Soon after the 1915 Panama-California Exposition in San Diego, the popularity of regional revival styles grew in cities throughout the American Southwest representing a romantic association with a common cultural heritage being created for, and promoted by, tourism. Soon, residential subdivisions and public architecture were only being designed within a limited stylistic palette of Spanish Colonial Revival, Mission Revival and Pueblo Revival. All these represented an architectural vocabulary external to the historic building traditions of Tucson and Arizona, but rather generalized to the larger southwest in an attempt to lure new residents by associating new architecture with the heritage of the place, however falsely. This regional revival period lasted until World War II after which housing was drastically affected by post-war population boom in the southwest. The simplicity of the emerging modern stylistic expression combined with design standards determined by federally insured home loans created a housing typology based on the ranch style whose characteristics included an open floor plan with an equally open relationship to outdoor spaces, a low, wide street façade, large “picture” windows and minimal decoration. Production housing of this type dominated post-war subdivision developments with a few subdivisions dictating deed restrictions that emphasized architectural or community amenities.

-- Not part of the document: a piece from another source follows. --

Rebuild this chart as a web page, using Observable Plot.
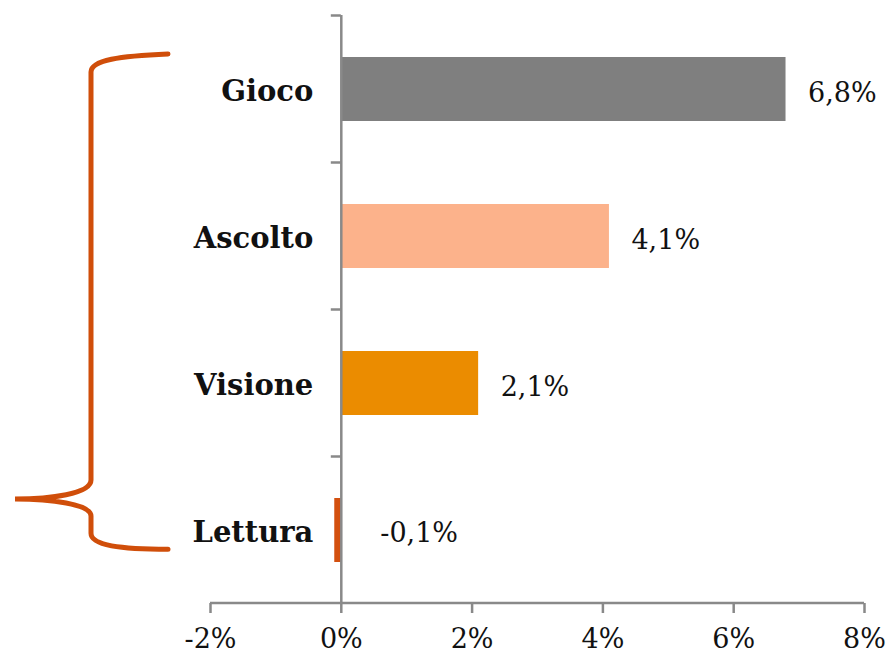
<!DOCTYPE html>
<html>
<head>
<meta charset="utf-8">
<script src="https://cdn.jsdelivr.net/npm/d3@7"></script>
<script src="https://cdn.jsdelivr.net/npm/@observablehq/plot@0.6"></script>
<style>
  html, body { margin: 0; padding: 0; background: #fff; }
  #chart svg { display: block; }
</style>
</head>
<body>
<div id="chart"></div>
<script>
const categories = ["Gioco", "Ascolto", "Visione", "Lettura"];
const values = [6.8, 4.1, 2.1, -0.1];
const colors = ["#7F7F7F", "#FCB28B", "#EB8C00", "#D3500F"];
const xTicks = [-2, 0, 2, 4, 6, 8];

const data = categories.map((c, i) => ({cat: c, v: values[i]}));
const fmt = v => v.toFixed(1).replace(".", ",") + "%";
const axisColor = "#898989";
const font = "'DejaVu Serif', Georgia, serif";

const chart = Plot.plot({
  width: 888,
  height: 656,
  marginLeft: 210,
  marginRight: 24,
  marginTop: 15,
  marginBottom: 53,
  style: {fontFamily: font, background: "#fff", overflow: "visible"},
  x: {domain: [-2, 8], axis: null},
  y: {domain: categories, paddingInner: 0.565, paddingOuter: 0.2825, axis: null},
  color: {domain: categories, range: colors},
  marks: [
    Plot.barX(data, {x: "v", y: "cat", fill: "cat"}),
    Plot.ruleX([0], {stroke: axisColor, strokeWidth: 2.5}),
    Plot.axisX({ticks: xTicks, label: null, tickSize: 10, tickPadding: 15, stroke: axisColor, strokeWidth: 2.5,
      fill: "#111", fontSize: 27, tickFormat: d => d + "%"}),
    Plot.text(data, {x: () => 0, y: "cat", text: "cat", textAnchor: "end", dx: -28, dy: 2,
      fontSize: 29, fontWeight: "bold", fill: "#111"}),
    Plot.text(data.filter(d => d.v >= 0), {x: "v", y: "cat", text: d => fmt(d.v), textAnchor: "start",
      dx: 22, dy: 4, fontSize: 27, fill: "#111"}),
    Plot.text(data.filter(d => d.v < 0), {x: () => 0, y: "cat", text: d => fmt(d.v), textAnchor: "start",
      dx: 39, dy: 3, fontSize: 27, fill: "#111"})
  ]
});

document.getElementById("chart").appendChild(chart);

(function decorate() {
  const xs = chart.scale("x");
  const ys = chart.scale("y");
  const svg = d3.select(chart);
  const x0 = xs.apply(0);
  const xL = xs.apply(-2), xR = xs.apply(8);
  const step = ys.step, bw = ys.bandwidth;
  const yBottom = ys.range[1];

  // bottom axis line
  svg.append("line").attr("x1", xL).attr("x2", xR).attr("y1", yBottom).attr("y2", yBottom)
    .attr("stroke", axisColor).attr("stroke-width", 2.5);

  // category boundary ticks on the vertical axis
  const boundaries = categories.map(c => ys.apply(c) - (step - bw) / 2);
  svg.append("g").selectAll("line").data(boundaries).join("line")
    .attr("x1", x0 - 10).attr("x2", x0).attr("y1", d => d).attr("y2", d => d)
    .attr("stroke", axisColor).attr("stroke-width", 2.5);

  // curly brace
  const yTop = ys.apply(categories[0]) - 3;
  const yTip = ys.apply(categories[3]) + 1;
  const yBot = ys.apply(categories[3]) + 0.8 * bw;
  const xe = 168, xv = 91, xt = 15;
  const p = d3.path();
  p.moveTo(xe, yTop);
  p.bezierCurveTo(120, yTop + 2, xv, yTop + 6, xv, yTop + 18);
  p.lineTo(xv, yTip - 19);
  p.bezierCurveTo(xv, yTip - 5, 50, yTip, xt, yTip);
  p.bezierCurveTo(50, yTip, xv, yTip + 5, xv, yTip + 17);
  p.lineTo(xv, yBot - 16);
  p.bezierCurveTo(xv, yBot - 4, 120, yBot, xe, yBot);
  svg.append("path").attr("d", p.toString()).attr("fill", "none")
    .attr("stroke", "#D04E0A").attr("stroke-width", 5).attr("stroke-linecap", "round");
})();
</script>
</body>
</html>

Traditional Typologies – New Applications

The energy crisis of the 1970s fueled a resurgence in the utilization of traditional building materials, including adobe and rammed earth, and passive solar architectural typologies and elements that also proved to be energy efficient. Southern Arizona became a center for architects experimenting with appropriate responses to the desert environment, including architects trained as Modernists, such as Arthur Brown and Judith Chafee and a subsequent generation that incorporate tradition typologies and materials, such as Bob Vint and Rick Joy.